The rally drew lots of attention from residents and tourists with public speeches, banners, and pamphlets. Several people stopped to share the harrowing experiences that they and their families endured under communist regimes.

“We arranged this event to speak out against the Communist Party, to call for stopping all the atrocities that are happening in China and the infiltration of red ideology around the world,” said Luchansky, who himself grew up in a communist country in Eastern Europe.

A Chinese Family’s Tragedy

Hui Zhen, a former middle school principal, shared her story of humiliation and suppression under the Chinese communist regime.

Her grandparents participated in the Xinhai Revolution in 1911, which ended China’s last imperial dynasty, the Manchu-led Qing dynasty, and resulted in the establishment of the Republic of China on Jan. 1, 1912. However, having been manipulated by the Communist Party’s lies to protect and support the people of China, Hui’s grandparents chose to stay in the mainland when the CCP usurped power over the Kuomintang (KMT)’s Nationalist Government in 1949. Later, during the Cultural Revolution, her father was forced to wear a clown hat and had his head shaved as a form of humiliation. He was vigorously denounced in public gatherings and detained, and his home was ransacked many times.

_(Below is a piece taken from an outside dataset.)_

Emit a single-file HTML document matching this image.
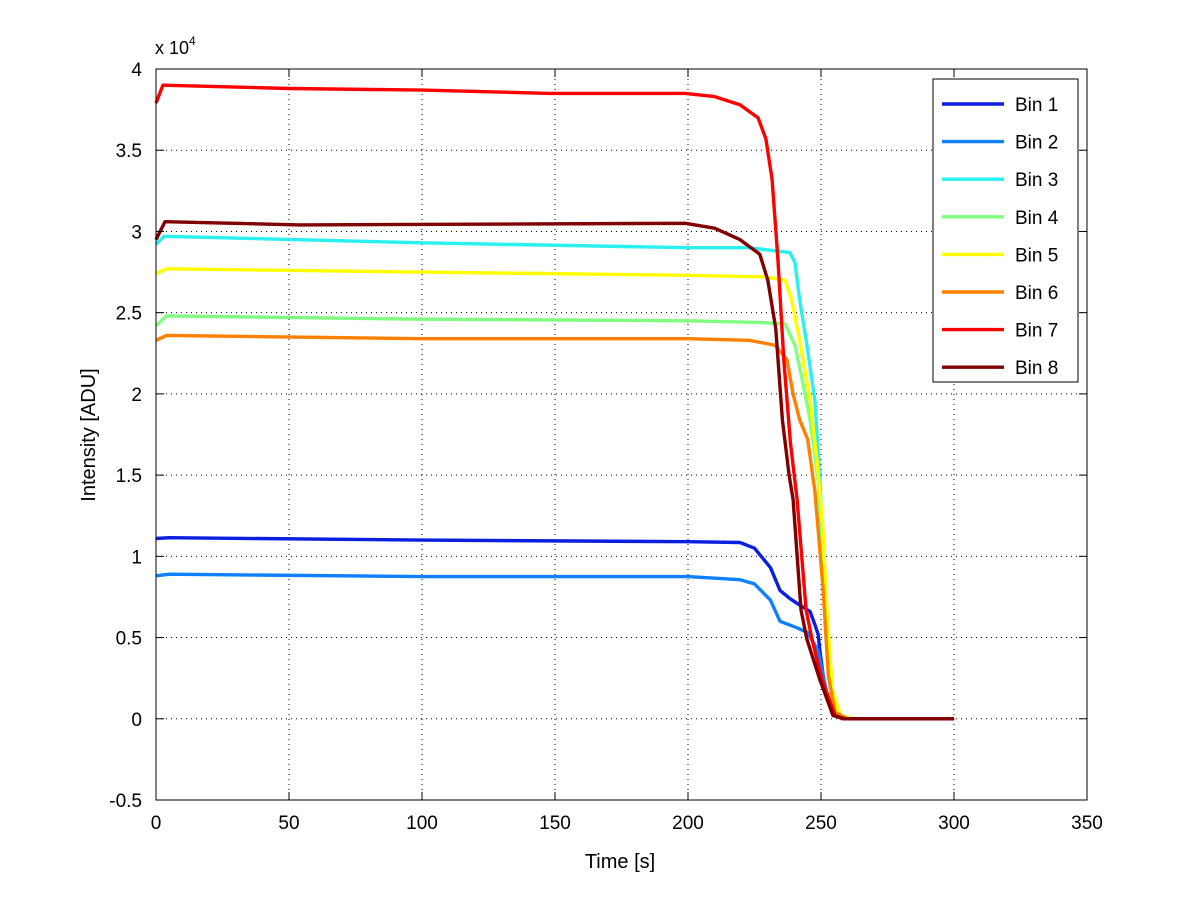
<!DOCTYPE html>
<html><head><meta charset="utf-8"><style>
body{margin:0;background:#fff;}
svg{display:block;font-family:"Liberation Sans",sans-serif;}
</style></head><body>
<svg id="chart" width="1200" height="901" viewBox="0 0 1200 901" xmlns="http://www.w3.org/2000/svg">
<rect x="0" y="0" width="1200" height="901" fill="#fff"/>
<g id="grid"></g>
<g id="series"></g>
<rect x="156" y="69" width="931" height="731" fill="none" stroke="#000" stroke-width="1"/>
<g id="ticks" font-size="19"></g>
<text x="155" y="54" font-size="18">x 10<tspan font-size="12" dy="-9">4</tspan></text>
<text x="620" y="868" font-size="20" text-anchor="middle">Time [s]</text>
<text transform="translate(95,435) rotate(-90)" font-size="20" text-anchor="middle">Intensity [ADU]</text>
<g id="legend"></g>
</svg>
<script>
const xTicks=[0,50,100,150,200,250,300,350];
const yTicks=[-0.5,0,0.5,1,1.5,2,2.5,3,3.5,4];
const yTickLabels=["-0.5","0","0.5","1","1.5","2","2.5","3","3.5","4"];
const seriesNames=["Bin 1","Bin 2","Bin 3","Bin 4","Bin 5","Bin 6","Bin 7","Bin 8"];
const seriesColors=["#0a1fe0","#0f80ff","#2af0f0","#80ff80","#ffff00","#ff8000","#ff0000","#800000"];
const bin1T=[0,5,100,200,219.5,225,231,234.6,238.3,242,245.9,247.7,248.9,249.6,251.5,254.1,258,300];
const bin1V=[1.11,1.115,1.10,1.09,1.085,1.05,0.93,0.79,0.74,0.70,0.66,0.58,0.52,0.42,0.18,0.04,0,0];
const bin2T=[0,5,100,200,219.5,225,231,234.6,241,245,248.9,250.4,252.6,255.3,258,300];
const bin2V=[0.88,0.89,0.875,0.875,0.856,0.83,0.73,0.60,0.56,0.53,0.42,0.30,0.12,0.02,0,0];
const bin3T=[0,3,100,200,223,238.3,240.2,242,245,247.7,249.6,251.5,253.4,256.4,261,300];
const bin3V=[2.92,2.97,2.93,2.90,2.90,2.87,2.81,2.58,2.27,1.96,1.47,0.73,0.24,0.02,0,0];
const bin4T=[0,4,100,200,227,236.5,240.2,242.9,245.9,248.9,250.4,251.9,254.1,257.3,261,300];
const bin4V=[2.42,2.48,2.46,2.45,2.44,2.43,2.30,2.09,1.84,1.47,0.98,0.49,0.12,0.02,0,0];
const bin5T=[0,4,100,200,229,236.5,239,242,245.9,248.5,250.6,252.3,254.3,257.3,261.7,300];
const bin5V=[2.74,2.77,2.75,2.73,2.72,2.70,2.58,2.33,1.96,1.59,1.20,0.65,0.18,0.02,0,0];
const bin6T=[0,4,100,200,223,232.7,237.2,239.5,242,245,247.7,250.8,252.8,255.3,260,300];
const bin6V=[2.33,2.36,2.34,2.34,2.33,2.30,2.21,2.0,1.84,1.72,1.40,0.80,0.26,0.04,0,0];
const bin7T=[0,2.6,50,100,148,199,210,219.5,226.3,229.3,231.6,233.8,236,238.5,241,244.4,246.6,250.4,255.3,258,300];
const bin7V=[3.79,3.90,3.88,3.87,3.85,3.85,3.83,3.78,3.70,3.57,3.32,2.83,2.21,1.70,1.35,0.67,0.49,0.24,0.02,0,0];
const bin8T=[0,3.4,54,199,210,219.5,227,230,233,235.5,238,239.5,242.5,244.7,249.6,254.5,259,300];
const bin8V=[2.95,3.06,3.04,3.05,3.02,2.95,2.86,2.70,2.40,1.84,1.50,1.35,0.67,0.49,0.24,0.02,0,0];
const allT=[bin1T,bin2T,bin3T,bin4T,bin5T,bin6T,bin7T,bin8T];
const allV=[bin1V,bin2V,bin3V,bin4V,bin5V,bin6V,bin7V,bin8V];

const X0=156,X1=1087,Y0=800,Y1=69;
function sx(t){return X0+(t-0)/(350-0)*(X1-X0);}
function sy(v){return Y0-(v+0.5)/(4.5)*(Y0-Y1);}
const NS="http://www.w3.org/2000/svg";
function mk(tag,attrs,parent){const e=document.createElementNS(NS,tag);for(const k in attrs)e.setAttribute(k,attrs[k]);parent.appendChild(e);return e;}
const grid=document.getElementById('grid'),ticks=document.getElementById('ticks');
xTicks.forEach((t,i)=>{
  const x=sx(t);
  if(i>0&&i<xTicks.length-1){const g=mk('line',{x1:x,y1:Y1,x2:x,y2:Y0,stroke:'#000','stroke-width':1,'stroke-dasharray':'1,4'},grid);
  
  }
  const tk=mk('line',{x1:x,y1:Y0,x2:x,y2:Y0-8,stroke:'#000'},ticks);
  
  
  const tk2=mk('line',{x1:x,y1:Y1,x2:x,y2:Y1+8,stroke:'#000'},ticks);
  
  
  const lb=mk('text',{x:x,y:Y0+29,'text-anchor':'middle'},ticks);lb.textContent=String(t);
  
  
});
yTicks.forEach((v,i)=>{
  const y=sy(v);
  if(i>0&&i<yTicks.length-1){const g=mk('line',{x1:X0,y1:y,x2:X1,y2:y,stroke:'#000','stroke-width':1,'stroke-dasharray':'1,4'},grid);
  
  }
  const tk=mk('line',{x1:X0,y1:y,x2:X0+8,y2:y,stroke:'#000'},ticks);
  
  
  const tk2=mk('line',{x1:X1,y1:y,x2:X1-8,y2:y,stroke:'#000'},ticks);
  
  
  const lb=mk('text',{x:X0-14,y:y+7,'text-anchor':'end'},ticks);lb.textContent=yTickLabels[i];
  
  
});
const sg=document.getElementById('series');
allT.forEach((ts,i)=>{
  const d=ts.map((t,j)=>(j?'L':'M')+sx(t).toFixed(1)+','+sy(allV[i][j]).toFixed(1)).join('');
  const p=mk('path',{d:d,fill:'none',stroke:seriesColors[i],'stroke-width':3.4,'stroke-linejoin':'round'},sg);
  
  
});
const lg=document.getElementById('legend');
const box=mk('rect',{x:933,y:79,width:145,height:303,fill:'#fff',stroke:'#000'},lg);


seriesNames.forEach((n,i)=>{
  const y=104+i*37.6;
  const ln=mk('line',{x1:942,y1:y,x2:1004,y2:y,stroke:seriesColors[i],'stroke-width':3.4},lg);
  
  
  const t=mk('text',{x:1015,y:y+7,'font-size':19},lg);t.textContent=n;
  
  
});
</script>
</body></html>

A brother of one of Hui’s grandparents had a son imprisoned for more than 20 years and tortured to death. This same relative’s daughter, once a professor and head of the Department of Foreign Languages at Harbin People’s Liberation Army Military Engineering College, was categorized as “counterrevolutionary” and was persecuted. Another daughter, a professor at Nanjing University, committed suicide because she couldn’t bear the family tragedy.